The best part is, because it's Wawa, you can add ANYTHING on to your breakfast sandwich. Tomato, turkey, ranch dressing, whatever they've got. There's even a button, when creating your sandwich on the computer, to "add italian hoagie" to your egg and cheese. Sounds like an adventure. I didnt have the balls to try it.


• Pork Roll Egg and Cheese Sizzli
My Jersey-born girlfriend took the first bite. I asked her what kind of cheese it was. "American, of course! What did you think it was going to be, Gruyere?" As if anyone would have the audacity to put anything other than American cheese (or Wiz) on a slice of pork roll.

Other than that, a pretty lame sandwich. The bagel was tiny and pretty dry, probably from sitting under the heat lamps for 6 hours. And the scary egg disc was no comparison to the delicious, fluffy "rethermalized" eggs of the Ciabatta.



• Sausage Egg and Cheese Pancake Sizzli
Ripoff of Mcdonald's Mcgriddle but not as good. Nice packaging though, and much better than those scary microwavable shrink wrapped sandwiches that you would get at a 7-11 or a gas station.

The state of Wawa inside the city of Philadelphia is kind of scary. It looks like there's only 6 left. There used to be one on every corner. And the quality here is always a crap shoot. I used to eat Wawa hoagies all the time - only thing open at 2am after work - and never understood why anyone in Philadelphia (with real Hoagies around every corner) would ever eat them unless they had to. Stale bread, totally unbalanced sandwiches with hardly any meat and too many vegetables, or more cheese than meat, or so many pickles that the whole sandwich dripped in pickle juice.

But if you go to the Suburbs or Jersey, Wawas are like palaces. The size of a grocery store, with 8 registers and people lined up 10 deep for sandwiches.

Read More-
Serious Eats - Taste Test: The Best Fast Food Breakfast Sandwiches

Wednesday, May 5, 2010

Fast Food Style


While we're on the subject of burgers, I ventured out of hot dog territory for my buddy's 30th birthday party last weekend. I'm no expert on the subject, in fact I can't even tell you what percentage of fat was in the meat I bought. Looked like a lot though.

This photo is a prototype I made the night before the party. Most of the ingredients came from the Reading Terminal Market - coarse ground, half sirloin half chuck beef from the Haltemann Family stand; pickles from AJ pickle patch, onions, iceberg lettuce and tomatoes from Iovine brothers; white american and orange colby cheese from one of the other Amish stands.

Then stopped at Acme for about 7 packs of Wonder Bread rolls. (Hey Metropolitan and Le Bus and whoever else- time to add artisanal fast food style soft burger buns to your repertoire)

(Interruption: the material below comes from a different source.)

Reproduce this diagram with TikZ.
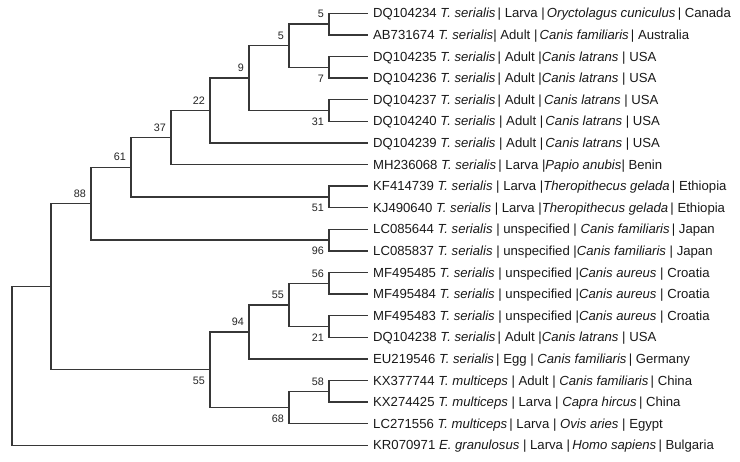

What really made it was the special sauce, sort of cross between remoulade and russian dressing. I roasted a tomato, serrano chilis, onion and garlic, mashed them up and pushed it through my trusty old busted up chinoise "borrowed" from the kitchen of Brasserie Perrier a few years ago.. (well seasoned with 10 years of red wine sauce and truffled celery root "bisque") all that folded into a homemade mayo, then some small diced pickles and parsley thrown in.


I know "fast food style" burgers are all the rage right now but damn I love it. There's something about the comfort of a thin, loosely packed patty on a fluffy white bun mixed with just the right amount of fanciness that might be the best thing you can ever eat.